* Requirements *
Skip the pictures. Set down, word for word, the lines from the start of the material up to and including the line with "const legendArrow = [[1.048, 32.5], [1.048, 5.8]];".

^^^^

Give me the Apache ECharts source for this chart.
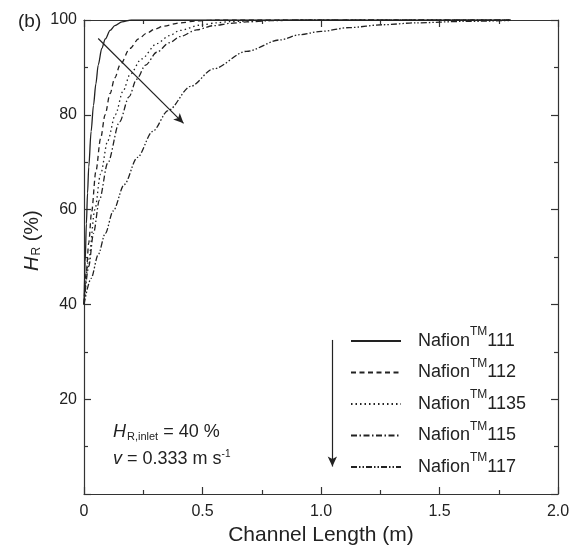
<!DOCTYPE html>
<html><head><meta charset="utf-8">
<script src="https://cdn.jsdelivr.net/npm/echarts@6/dist/echarts.min.js"></script>
<style>html,body{margin:0;padding:0;background:#fff}#c{width:575px;height:551px}</style>
</head><body><div id="c"></div>
<script>
// ---- data: [channel length (m), H_R (%)] ----
const seriesNames = ['111', '112', '1135', '115', '117'];
const nafion111 = [[0,40],[0.005,49],[0.01,57],[0.015,63.5],[0.02,69],[0.03,76.5],[0.04,82],[0.05,86.5],[0.06,90.5],[0.075,94],[0.09,96],[0.11,97.8],[0.13,98.8],[0.16,99.6],[0.2,100],[1.8,100]];
const nafion112 = [[0,40],[0.01,47],[0.02,53],[0.032,59.5],[0.05,68],[0.07,75],[0.089,80],[0.11,84.5],[0.13,87.8],[0.152,90.5],[0.194,94],[0.23,96],[0.264,97.2],[0.3,98.1],[0.335,98.7],[0.405,99.4],[0.475,99.8],[0.55,100],[1.8,100]];
const nafion1135 = [[0,40],[0.02,49.5],[0.046,60],[0.07,67.5],[0.1,74.5],[0.132,80],[0.165,85],[0.194,88.5],[0.243,91.8],[0.307,95],[0.36,96.7],[0.405,97.8],[0.489,98.9],[0.56,99.4],[0.616,99.65],[0.75,99.9],[0.9,100],[1.8,100]];
const nafion115 = [[0,40],[0.02,48],[0.04,55],[0.065,62],[0.1,69.8],[0.15,78.5],[0.19,83.8],[0.222,87.5],[0.26,90.5],[0.307,93.2],[0.36,95.2],[0.405,96.5],[0.475,97.9],[0.546,98.8],[0.62,99.3],[0.686,99.6],[0.787,99.85],[0.9,100],[1.8,100]];
const nafion117 = [[0,40],[0.03,45.5],[0.06,50.5],[0.09,55],[0.123,59.7],[0.17,65.3],[0.225,71],[0.29,76.5],[0.355,80.9],[0.45,86],[0.546,89.7],[0.686,93.4],[0.827,95.8],[0.91,96.9],[1.0,97.6],[1.12,98.4],[1.26,99.0],[1.4,99.4],[1.6,99.7],[1.8,99.9]];
const xTicks = [0, 0.5, 1.0, 1.5, 2.0];
const yTicks = [20, 40, 60, 80, 100];
// annotation arrows (data coordinates)
const trendArrow = [[0.06, 96.1], [0.42, 78.2]];
const legendArrow = [[1.048, 32.5], [1.048, 5.8]];

const allData = [nafion111, nafion112, nafion1135, nafion115, nafion117];
const dashes = ['solid', [5, 3.5], [1.5, 3], [6, 2.5, 1.5, 2.5], [6, 2, 1.5, 2, 1.5, 2]];
const ink = '#222';
const FONT = 'Liberation Sans, Arial, sans-serif';

const chart = echarts.init(document.getElementById('c'), null, {renderer: 'canvas'});

const series = allData.map((d, i) => ({
  name: seriesNames[i],
  type: 'line',
  data: d,
  xAxisIndex: 0, yAxisIndex: 0,
  symbol: 'none',
  smooth: 0.3,
  smoothMonotone: 'x',
  lineStyle: {color: ink, width: 1.3, type: dashes[i]},
  itemStyle: {color: ink},
  z: 3
}));
series[0].markLine = {
  silent: true,
  animation: false,
  symbol: ['none', 'arrow'],
  symbolSize: [7, 10],
  label: {show: false},
  lineStyle: {color: ink, width: 1.2, type: 'solid'},
  data: [
    [{coord: trendArrow[0]}, {coord: trendArrow[1]}],
    [{coord: legendArrow[0]}, {coord: legendArrow[1]}]
  ]
};

const axisCommon = {
  type: 'value',
  axisLine: {show: true, onZero: false, lineStyle: {color: '#333', width: 1.2}},
  axisTick: {show: true, inside: true, length: 7, lineStyle: {color: '#333', width: 1.2}},
  minorTick: {show: true, splitNumber: 2, length: 4, lineStyle: {color: '#333', width: 1.2}},
  splitLine: {show: false},
};

chart.setOption({
  animation: false,
  backgroundColor: '#fff',
  grid: {left: 84, top: 20, width: 474, height: 474},
  xAxis: [
    Object.assign({}, axisCommon, {
      position: 'bottom', min: 0, max: 2, interval: 0.5,
      axisLabel: {color: ink, fontSize: 16, fontFamily: FONT, margin: 10,
        formatter: v => (xTicks.indexOf(v) >= 0 ? (v === 0 ? '0' : v.toFixed(1)) : '')},
      name: 'Channel Length (m)', nameLocation: 'middle', nameGap: 30,
      nameTextStyle: {color: ink, fontSize: 21, fontFamily: FONT}
    }),
    Object.assign({}, axisCommon, {
      position: 'top', min: 0, max: 2, interval: 0.5,
      axisLabel: {show: false}
    })
  ],
  yAxis: [
    Object.assign({}, axisCommon, {
      position: 'left', min: 0, max: 100, interval: 20,
      axisLabel: {color: ink, fontSize: 16, fontFamily: FONT, margin: 7,
        formatter: v => (yTicks.indexOf(v) >= 0 ? String(v) : '')}
    }),
    Object.assign({}, axisCommon, {
      position: 'right', min: 0, max: 100, interval: 20,
      axisLabel: {show: false}
    })
  ],
  legend: {
    orient: 'vertical',
    left: 345, top: 321,
    itemWidth: 50, itemHeight: 12,
    itemGap: 7.5,
    selectedMode: false,
    itemStyle: {opacity: 0},
    data: seriesNames,
    formatter: n => '{f|Nafion}{s|TM}{a|' + n + '}',
    textStyle: {
      color: ink, fontFamily: FONT,
      rich: {
        f: {fontSize: 18, fontFamily: FONT, color: ink, lineHeight: 30, padding: [0, 0, 0, 12]},
        a: {fontSize: 18, fontFamily: FONT, color: ink, lineHeight: 30},
        s: {fontSize: 12, fontFamily: FONT, color: ink, verticalAlign: 'top', lineHeight: 13}
      }
    }
  },
  graphic: [
    {type: 'text', x: 18, y: 22, style: {text: '(b)', fontSize: 19, fontFamily: FONT, fill: ink, verticalAlign: 'middle'}},
    {type: 'text', x: 22, y: 271, rotation: Math.PI / 2,
      style: {text: '{i|H}{r|R}{n| (%)}', fill: ink, fontFamily: FONT,
        rich: {
          i: {fontSize: 20, fontStyle: 'italic', fontFamily: FONT, fill: ink},
          r: {fontSize: 12, fontFamily: FONT, fill: ink, padding: [9, 0, 0, 1]},
          n: {fontSize: 20, fontFamily: FONT, fill: ink}
        }}},
    {type: 'text', x: 113, y: 432,
      style: {text: '{i|H}{r|R,inlet}{n| = 40 %}', fill: ink, fontFamily: FONT, verticalAlign: 'middle',
        rich: {
          i: {fontSize: 18, fontStyle: 'italic', fontFamily: FONT, fill: ink},
          r: {fontSize: 11, fontFamily: FONT, fill: ink, padding: [10, 0, 0, 1]},
          n: {fontSize: 18, fontFamily: FONT, fill: ink}
        }}},
    {type: 'text', x: 113, y: 459,
      style: {text: '{i|v}{n| = 0.333 m s}{s|-1}', fill: ink, fontFamily: FONT, verticalAlign: 'middle',
        rich: {
          i: {fontSize: 18, fontStyle: 'italic', fontFamily: FONT, fill: ink},
          n: {fontSize: 18, fontFamily: FONT, fill: ink},
          s: {fontSize: 10, fontFamily: FONT, fill: ink, padding: [0, 0, 10, 0]}
        }}}
  ],
  series: series
});
</script></body></html>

^^^^

* Task solution *
Give me the Apache ECharts source for this chart.
<!DOCTYPE html>
<html><head><meta charset="utf-8">
<script src="https://cdn.jsdelivr.net/npm/echarts@6/dist/echarts.min.js"></script>
<style>html,body{margin:0;padding:0;background:#fff}#c{width:575px;height:551px}</style>
</head><body><div id="c"></div>
<script>
// ---- data: [channel length (m), H_R (%)] ----
const seriesNames = ['111', '112', '1135', '115', '117'];
const nafion111 = [[0,40],[0.005,49],[0.01,57],[0.015,63.5],[0.02,69],[0.03,76.5],[0.04,82],[0.05,86.5],[0.06,90.5],[0.075,94],[0.09,96],[0.11,97.8],[0.13,98.8],[0.16,99.6],[0.2,100],[1.8,100]];
const nafion112 = [[0,40],[0.01,47],[0.02,53],[0.032,59.5],[0.05,68],[0.07,75],[0.089,80],[0.11,84.5],[0.13,87.8],[0.152,90.5],[0.194,94],[0.23,96],[0.264,97.2],[0.3,98.1],[0.335,98.7],[0.405,99.4],[0.475,99.8],[0.55,100],[1.8,100]];
const nafion1135 = [[0,40],[0.02,49.5],[0.046,60],[0.07,67.5],[0.1,74.5],[0.132,80],[0.165,85],[0.194,88.5],[0.243,91.8],[0.307,95],[0.36,96.7],[0.405,97.8],[0.489,98.9],[0.56,99.4],[0.616,99.65],[0.75,99.9],[0.9,100],[1.8,100]];
const nafion115 = [[0,40],[0.02,48],[0.04,55],[0.065,62],[0.1,69.8],[0.15,78.5],[0.19,83.8],[0.222,87.5],[0.26,90.5],[0.307,93.2],[0.36,95.2],[0.405,96.5],[0.475,97.9],[0.546,98.8],[0.62,99.3],[0.686,99.6],[0.787,99.85],[0.9,100],[1.8,100]];
const nafion117 = [[0,40],[0.03,45.5],[0.06,50.5],[0.09,55],[0.123,59.7],[0.17,65.3],[0.225,71],[0.29,76.5],[0.355,80.9],[0.45,86],[0.546,89.7],[0.686,93.4],[0.827,95.8],[0.91,96.9],[1.0,97.6],[1.12,98.4],[1.26,99.0],[1.4,99.4],[1.6,99.7],[1.8,99.9]];
const xTicks = [0, 0.5, 1.0, 1.5, 2.0];
const yTicks = [20, 40, 60, 80, 100];
// annotation arrows (data coordinates)
const trendArrow = [[0.06, 96.1], [0.42, 78.2]];
const legendArrow = [[1.048, 32.5], [1.048, 5.8]];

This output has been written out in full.